The first is based in questions of ontology: the question of what does it mean "to be" (to exist)? This is where my many years of studying poetry comes into play—and, specifically, the following lines from George Oppen's poem, "World, World--" are particularly important to me: "The self is no mystery, the mystery is / That there is something for us to stand on." Oppen's words suggest quite a few things, but I am especially interested in the implication that the real mystery of existence is not "who we are," but the very fact that we "even exist in the first place." Such a perspective focuses much of the awe away from "why we are here" to the surprise, wonder and awe that there is even a "here to be from."
I like to believe that much of my work reflects that wonder. I have been working on an ongoing series of self portraits in which you see a lone figure, standing and gazing out at whatever is in front of him. Interestingly, many viewers see such a moment and immediately conclude that I am expressing loneliness. I find such an interpretation especially curious because I yearn for every opportunity I can find to get away from the obligations and responsibilities of life. I crave that kind of solitude so that I can ponder, ruminate, and let my imagination run amok—and, often, engage that wonder of the mystery that anything exists at all.

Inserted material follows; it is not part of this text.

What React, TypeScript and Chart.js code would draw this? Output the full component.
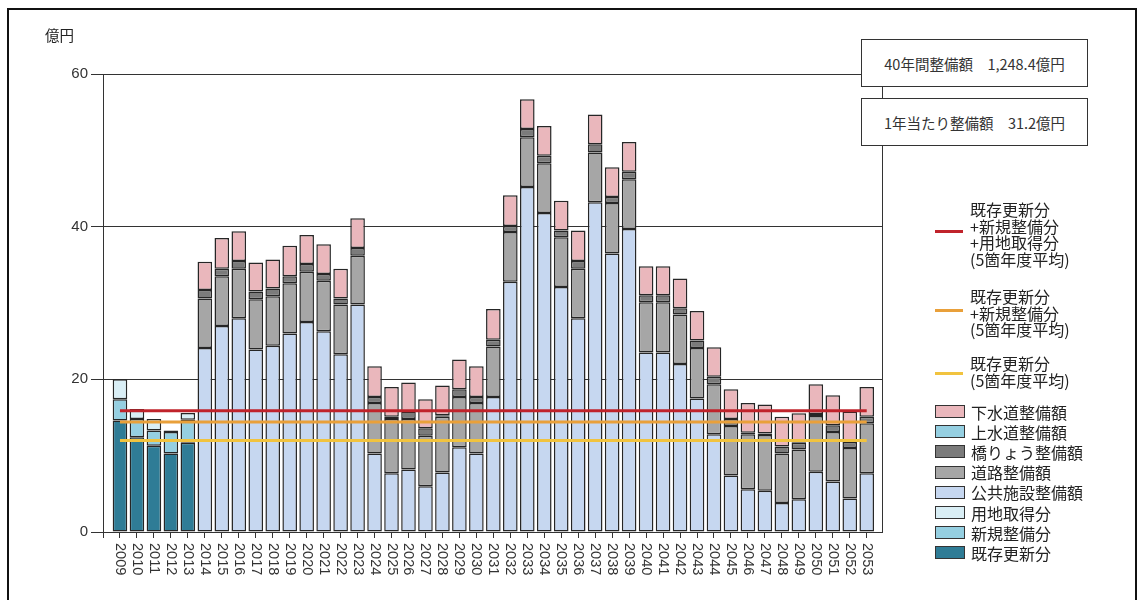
import React, { useEffect, useRef } from 'react';
import { Chart, registerables } from 'chart.js';

Chart.register(...registerables);

// ---- data ----
const earlyYears = [2009, 2010, 2011, 2012, 2013];
const lateYears = [
  2014, 2015, 2016, 2017, 2018, 2019, 2020, 2021, 2022, 2023,
  2024, 2025, 2026, 2027, 2028, 2029, 2030, 2031, 2032, 2033,
  2034, 2035, 2036, 2037, 2038, 2039, 2040, 2041, 2042, 2043,
  2044, 2045, 2046, 2047, 2048, 2049, 2050, 2051, 2052, 2053,
];
const years = [...earlyYears, ...lateYears];

// 2009-2013
const kizon = [14.6, 12.4, 11.3, 10.3, 11.7];   // 既存更新分
const shinki = [2.8, 2.4, 2.0, 2.8, 3.0];      // 新規整備分
const yochi = [2.6, 1.3, 1.5, 0.2, 0.9];       // 用地取得分

// 2014-2053
const koukyou = [
  24.1, 27.0, 28.0, 23.9, 24.4, 26.0, 27.5, 26.3, 23.3, 29.8,
  10.3, 7.7, 8.2, 6.0, 7.8, 11.1, 10.3, 17.7, 32.8, 45.2,
  41.8, 32.1, 28.0, 43.2, 36.5, 39.7, 23.5, 23.5, 22.0, 17.5,
  12.8, 7.4, 5.6, 5.4, 3.8, 4.3, 7.9, 6.6, 4.4, 7.7,
]; // 公共施設整備額
const douro = [
  6.5, 6.5, 6.5, 6.6, 6.5, 6.6, 6.6, 6.6, 6.5, 6.4,
  6.6, 7.1, 6.6, 6.6, 7.3, 6.6, 6.6, 6.6, 6.5, 6.5,
  6.5, 6.5, 6.5, 6.5, 6.6, 6.5, 6.6, 6.6, 6.5, 6.6,
  6.55, 6.5, 7.2, 7.3, 6.5, 6.5, 7.3, 6.5, 6.6, 6.55,
]; // 道路整備額
const kyouryou = [
  1.1, 1.0, 1.0, 1.0, 1.0, 0.9, 1.0, 0.9, 0.8, 1.0,
  0.8, 0.3, 1.0, 1.0, 0.2, 1.0, 0.8, 0.9, 0.8, 1.1,
  1.0, 0.9, 1.0, 1.1, 0.8, 1.0, 0.9, 0.9, 0.8, 1.0,
  1.0, 0.9, 0.2, 0.2, 0.9, 0.9, 0.25, 0.9, 0.8, 0.85,
]; // 橋りょう整備額
const jousui = [
  0, 0, 0, 0, 0, 0, 0, 0, 0, 0,
  0, 0, 0, 0, 0, 0, 0, 0, 0, 0,
  0, 0, 0, 0, 0, 0, 0, 0, 0, 0,
  0, 0, 0, 0, 0, 0, 0, 0, 0, 0,
]; // 上水道整備額
const gesui = [
  3.7, 4.0, 3.9, 3.8, 3.8, 4.0, 3.8, 3.9, 3.9, 3.9,
  4.0, 3.9, 3.8, 3.8, 3.9, 3.9, 4.0, 4.0, 4.0, 3.9,
  3.9, 3.9, 4.0, 3.9, 3.9, 3.9, 3.8, 3.8, 3.9, 3.85,
  3.85, 3.9, 3.9, 3.8, 3.9, 3.85, 3.9, 3.9, 4.0, 3.9,
]; // 下水道整備額

// 5箇年度平均 lines
const avgAll = 15.9;    // 既存更新分+新規整備分+用地取得分
const avgKS = 14.4;     // 既存更新分+新規整備分
const avgK = 12.0;      // 既存更新分

const yTicks = [0, 20, 40, 60];

const C = {
  kizon: '#2f7c96',
  shinki: '#95cfe1',
  yochi: '#d9eef5',
  koukyou: '#c6d7f0',
  douro: '#a6a6a6',
  kyouryou: '#7b7b7b',
  jousui: '#95cfe1',
  gesui: '#eab7bc',
  red: '#c0232b',
  orange: '#e9a03a',
  yellow: '#f1c33f',
  edge: '#262626',
};

const boxLegend = [
  { label: '下水道整備額', color: C.gesui },
  { label: '上水道整備額', color: C.jousui },
  { label: '橋りょう整備額', color: C.kyouryou },
  { label: '道路整備額', color: C.douro },
  { label: '公共施設整備額', color: C.koukyou },
  { label: '用地取得分', color: C.yochi },
  { label: '新規整備分', color: C.shinki },
  { label: '既存更新分', color: C.kizon },
];

const lineLegend = [
  { lines: ['既存更新分', '+新規整備分', '+用地取得分', '(5箇年度平均)'], color: C.red, top: 201, marker: 231 },
  { lines: ['既存更新分', '+新規整備分', '(5箇年度平均)'], color: C.orange, top: 288, marker: 310 },
  { lines: ['既存更新分', '(5箇年度平均)'], color: C.yellow, top: 355, marker: 373 },
];

const JP = '"Noto Sans CJK JP", "Noto Sans", sans-serif';
const NUM = '"Liberation Sans", Arial, sans-serif';

export default function App() {
  const ref = useRef<HTMLCanvasElement>(null);

  useEffect(() => {
    if (!ref.current) return;
    const barDs = (label: string, xs: number[], ys: number[], color: string) => ({
      type: 'bar' as const,
      label,
      data: xs.map((x, i) => ({ x, y: ys[i] })),
      backgroundColor: color,
      borderColor: C.edge,
      borderWidth: 1.5,
      borderSkipped: false,
      stack: 'bars',
      barPercentage: 0.86,
      categoryPercentage: 1.0,
      order: 2,
    });
    const lineDs = (label: string, v: number, color: string, st: string) => ({
      type: 'line' as const,
      label,
      data: [
        { x: years[0], y: v },
        { x: years[years.length - 1], y: v },
      ],
      borderColor: color,
      borderWidth: 3,
      pointRadius: 0,
      fill: false,
      stack: st,
      order: 0,
    });

    const yearLabels = {
      id: 'yearLabels',
      afterDraw(chart: any) {
        const xs = chart.scales.x;
        const ctx = chart.ctx;
        ctx.save();
        ctx.font = `14.5px ${NUM}`;
        ctx.fillStyle = '#333';
        ctx.textAlign = 'left';
        ctx.textBaseline = 'middle';
        years.forEach((y) => {
          const px = xs.getPixelForValue(y);
          ctx.save();
          ctx.translate(px, chart.chartArea.bottom + 11);
          ctx.rotate(Math.PI / 2);
          ctx.fillText(String(y), 0, 0);
          ctx.restore();
        });
        ctx.restore();
      },
    };

    const chart = new Chart(ref.current, {
      data: {
        datasets: [
          lineDs('既存更新分+新規整備分+用地取得分(5箇年度平均)', avgAll, C.red, 'l1'),
          lineDs('既存更新分+新規整備分(5箇年度平均)', avgKS, C.orange, 'l2'),
          lineDs('既存更新分(5箇年度平均)', avgK, C.yellow, 'l3'),
          barDs('既存更新分', earlyYears, kizon, C.kizon),
          barDs('新規整備分', earlyYears, shinki, C.shinki),
          barDs('用地取得分', earlyYears, yochi, C.yochi),
          barDs('公共施設整備額', lateYears, koukyou, C.koukyou),
          barDs('道路整備額', lateYears, douro, C.douro),
          barDs('橋りょう整備額', lateYears, kyouryou, C.kyouryou),
          barDs('上水道整備額', lateYears, jousui, C.jousui),
          barDs('下水道整備額', lateYears, gesui, C.gesui),
        ] as any,
      },
      options: {
        animation: false,
        responsive: false,
        devicePixelRatio: 1,
        layout: { padding: { top: 74, right: 257, bottom: 0, left: 0 } },
        plugins: { legend: { display: false }, tooltip: { enabled: false } },
        events: [],
        scales: {
          x: {
            type: 'linear',
            offset: false,
            min: years[0] - 1,
            max: years[years.length - 1] + 0.9,
            afterBuildTicks: (s: any) => {
              s.ticks = [years[0] - 1, ...years].map((v) => ({ value: v }));
            },
            afterFit: (s: any) => {
              s.height = 68;
            },
            ticks: { display: false },
            grid: { offset: false, drawOnChartArea: false, drawTicks: true, tickLength: 6, color: '#333', lineWidth: 1 },
            border: { display: true, color: '#333', width: 1 },
          },
          y: {
            stacked: true,
            min: 0,
            max: 60,
            afterBuildTicks: (s: any) => {
              s.ticks = yTicks.map((v) => ({ value: v }));
            },
            afterFit: (s: any) => {
              s.width = 103;
            },
            ticks: { font: { size: 15, family: NUM }, color: '#333', padding: 3 },
            grid: { color: '#333', lineWidth: 1, tickLength: 12 },
            border: { display: true, color: '#333', width: 1 },
          },
          y2: {
            position: 'right',
            display: true,
            min: 0,
            max: 60,
            ticks: { display: false },
            grid: { drawOnChartArea: false, drawTicks: false },
            border: { display: true, color: '#333', width: 1 },
            afterFit: (s: any) => {
              s.width = 0;
            },
          },
        },
      } as any,
      plugins: [yearLabels],
    });
    return () => chart.destroy();
  }, []);

  return (
    <div style={{ position: 'fixed', left: 0, top: 0, width: 1139, height: 600, background: '#fff', overflow: 'hidden' }}>
      <canvas ref={ref} width={1139} height={600} style={{ position: 'absolute', left: 0, top: 0, width: 1139, height: 600 }} />
      <div style={{ position: 'absolute', left: 7, top: 8, width: 1130, height: 600, border: '2px solid #111', boxSizing: 'border-box', pointerEvents: 'none' }} />
      <div style={{ position: 'absolute', left: 45, top: 26, font: `14.5px ${JP}`, color: '#222', lineHeight: '18px' }}>億円</div>

      <div style={{ position: 'absolute', left: 861, top: 39, width: 227, height: 48, boxSizing: 'border-box', border: '1.5px solid #333', background: '#fff', display: 'flex', alignItems: 'center', justifyContent: 'center', font: `14.5px ${JP}`, color: '#333', whiteSpace: 'pre' }}>
        {'40年間整備額　1,248.4億円'}
      </div>
      <div style={{ position: 'absolute', left: 861, top: 98, width: 227, height: 48, boxSizing: 'border-box', border: '1.5px solid #333', background: '#fff', display: 'flex', alignItems: 'center', justifyContent: 'center', font: `14.5px ${JP}`, color: '#333', whiteSpace: 'pre' }}>
        {'1年当たり整備額　31.2億円'}
      </div>

      {lineLegend.map((it, i) => (
        <React.Fragment key={i}>
          <div style={{ position: 'absolute', left: 935, top: it.marker - 1.5, width: 28, height: 3, background: it.color }} />
          <div style={{ position: 'absolute', left: 970, top: it.top, font: `16px ${JP}`, lineHeight: '16.5px', color: '#222', whiteSpace: 'pre' }}>
            {it.lines.map((l, j) => (
              <div key={j}>{l}</div>
            ))}
          </div>
        </React.Fragment>
      ))}

      {boxLegend.map((it, i) => (
        <div key={i} style={{ position: 'absolute', left: 935, top: 401.5 + i * 20.2, height: 20, display: 'flex', alignItems: 'center', font: `16px ${JP}`, color: '#222', whiteSpace: 'pre' }}>
          <div style={{ width: 30, height: 13, boxSizing: 'border-box', border: '1.5px solid #333', background: it.color, marginRight: 6 }} />
          <span style={{ lineHeight: '20px' }}>{it.label}</span>
        </div>
      ))}
    </div>
  );
}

The second one is even more poetic and, I always imagine, probably ridiculous to some. I wish to photograph silence. On the one hand, a photograph certainly makes no noise and has no words, so, in a sense, why would such concerns even be relevant? But I am specifically trying to capture that silence that resides in the cracks and crevices of our daily lives, in the folds of the ever present noise that permeates every corner of the world we live in. It is a silence that both paradoxically and simply cannot be experienced or heard. The composer Debussy once said that, "Music is the silence between the notes." I like to think that my images are searching for the silence between the ever present droning of noise that drenches our perceptions of the world that we live in—whether we try to tune some of it out or not. My photographs are a thin representation, a thin slice of silence, of whatever I chose to photograph.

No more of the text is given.